Коридор. Куча закрытых дверей, лестницы, ведущие наверх… И вот уже и кабинет того, кто мне нужен. Выдохнула, выпуская волнение. Постучала. Открыла дверь, делая осторожный шаг.
Мужчина, лет сорока, убирал бумаги в небольшой сейф, стоящий у его стола.
– Можно? – я тихо прикрыла дверь за собой. Врач обернулся, поправляя квадратные очки в аккуратной оправе и быстро закрывая дверцу сейфа, – доктор Гивори, если не ошибаюсь?
– Доброго утра, – кивнул он, бросая ключ на стол и усаживаясь в высокое кожаное кресло, – чем могу быть полезен? – мужчина указал на стул у стола, а я в этот момент обратила внимание на его руку: ладонь была перебинтована, а сам бинт уже поалел от крови
– Спасибо, – я быстро прошла вперед и осторожно опустилась в кресло, под пристальным взглядом мужчины.
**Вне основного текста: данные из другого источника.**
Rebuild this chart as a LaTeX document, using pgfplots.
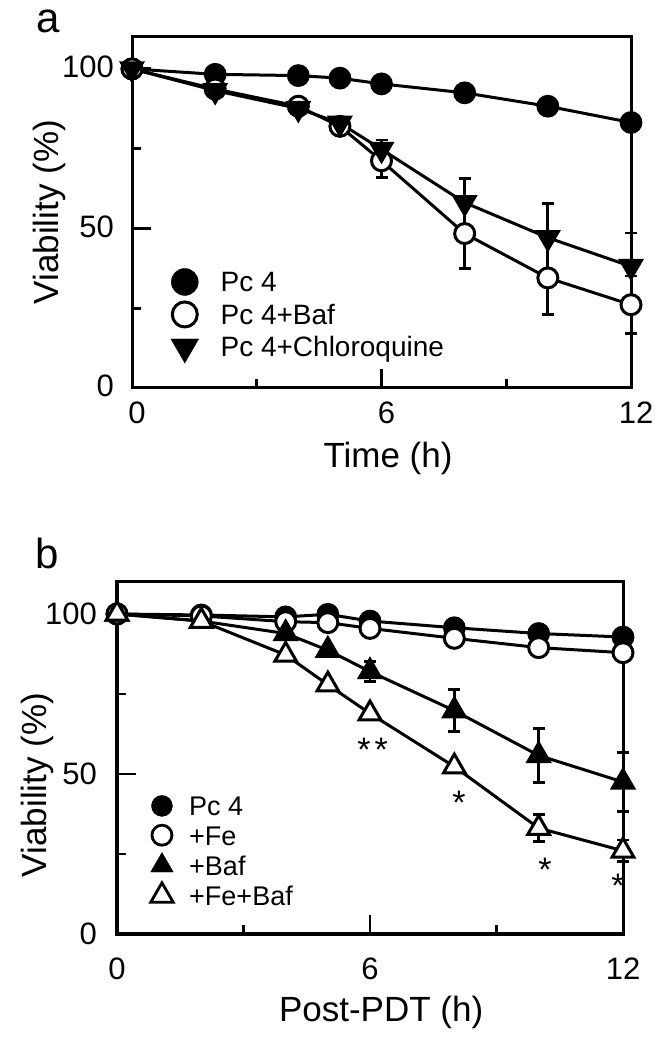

Затем изящно достала из кармана одну из последних визиток и протянула ее доктору, – Штефани Шайер, журналист. Я бы хотела задать Вам пару вопросов.
Мужчина кивнул и внимательно изучил визитную карточку, о чем-то напряженно думая. Большие часы на стене громко цокали, с улицы через открытое окно доносились обрывки чьего-то разговора.
– Я описывали Вас несколько иначе. Впрочем, это не играет роли, – он небрежно отбросил визитку, пока я испытующе изучала интерьер кабинета. – Врачебная этика не позволяет мне разглашать тайны моих пациентов, – сухо заметил Гивори, – я надеюсь, Вы помните это.
– О, безусловно! – я улыбнулась, посмотрев на него, – не переживайте, мне нет дела до конкретных личностей. Я прибыла к вам совершенно по иному вопросу.
– Я помню,– мужчина издал короткий смешок, – к сожалению, с утра меня оповестили о том, что все материалы о вспышке неизвестного нам заболевания не должны предаваться огласке, – он бросил короткий взгляд сначала в угол кабинета, где я увидела небольшую камеру, на которой горел зеленый индикатор, а затем на сейф, и этого было достаточно, чтобы понять, что именно хранится под замком. – Как вы понимаете, это была далеко не просьба, а разглашение будет иметь серьезные последствия, – он на секунду замолчал. Затем сказал якобы разочаровано, но глаза его выдавали важность этих слов. – Хочу Вас разочаровать, кроме прежне уже озвученных гипотез и предположений Вы не узнаете нечего.